Descontando Shakespeare, a
estética e o discurso filosófico das nossas tradições têm desde
sempre professado, alegorizado, investigado e narrado, de modos
múltiplos, uma «espera de Godot». A música, sobretudo,
encontra-se profundamente comprometida com esta intimação, sendo,
em grande parte e publicamente, «sagrada». Isto acontece tanto com
uma cantata de Bach ou um Requiem de Mozart como com uma sinfonia de
Mahler ou um cântico de Britten. Mas a relação entre música e
sentimento religioso é simultaneamente mais penetrante e difícil de
explicar.
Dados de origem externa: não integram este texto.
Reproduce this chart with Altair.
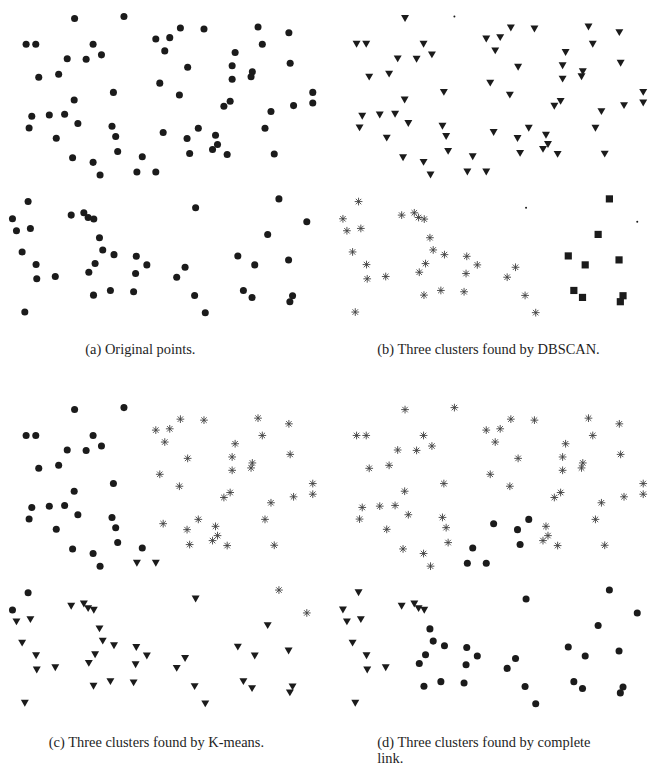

Na maioria de nós, como tentei demonstrar, a música , de
que gostamos, que nos habita de modo indispensável, induz um
aprofundamento, uma receptividade das emoções que os psicólogos
designaram por «oceânicas». Somos «transportados», «traduzidos»,
de modo tão humilde e extático como o foi Bottom em Sonho de Uma
Noite de Verão. Mas como, e para onde? A analogia (que talvez
seja mais do que isso) com as apreensões psicossomáticas do
transcendente, do insistentemente inexplicável, é cativante. Diz-se
que a música representa a oração do não crente ou não
praticante. Mas a quem se dirige essa oração?
Julgo que o paralelismo
entre a música e a fé pode ser mais aprofundado. A música
significa de um modo profundo; tem uma significação total. Mas os
seus sentidos e significações não podem ser verbalizados,
parafraseados de modo adequado ou conceptualmente traduzidos para
qualquer outro domínio além da interpretação repetida. A lógica
não tem qualquer ascendente sobre os sentidos musicais. Duvido muito
que as hipóteses neurofisiológicas relativas à consciência venham
a explicar a criação da música ou o seu impacte sobre nós. Ambos
estes factos existenciais, sem os quais, como disse Nietzsche, a vida
seria vazia, são empiricamente manifestos e transformadores da
existência ao mais alto nível da experiência humana. Contudo,
parecem escapar ao entendimento analítico-experimental.
Ora, o «sem-sentido»
significante das proposições teológicas e litúrgicas partilha da
mesma resistência tautológica à análise. É possível que essas
proposições materializem uma tentativa frustrada de transcrever,
num código limitado de frases gramaticais lineares, necessidades de
sentimento e de intuição que são radicalmente «musicais». Aquilo
em que acredito é o seguinte: se a questão da existência ou não
existência de Deus cair na banalidade, se se apagar da nossa
consciência pública e privada como algo de um passado remoto, o
pensamento e a totalidade das artes tal como as conhecemos
alterar-se-ão profundamente. É possível que, depois de movimentos
de transição turvos e turbulentos, venham a contar histórias
inteiramente novas e sem precedentes, produzindo imagens do mundo que
por enquanto não podemos prever. Já hoje encontramos gente, como
Foucault, a proclamar a morte do autor, da criação individual, e
mesmo da persona humana.
Julgo que é mais modesto e plausível supor que aquilo que não
poderá subsistir, na ausência da questão divina e das suas
metáforas, serão certas magnitudes formais e executivas da
realização metafísica e estética. Os construtos abrangentes de
uma ordem intuída, tal como existem em Dante, numa Paixão de Bach,
nas críticas de Kant ou nos frescos de Giotto, mas também nas
parábolas concisas de Kafka em que cada sílaba se reveste de
angústia dirigida a Deus, poderão pertencer ao passado.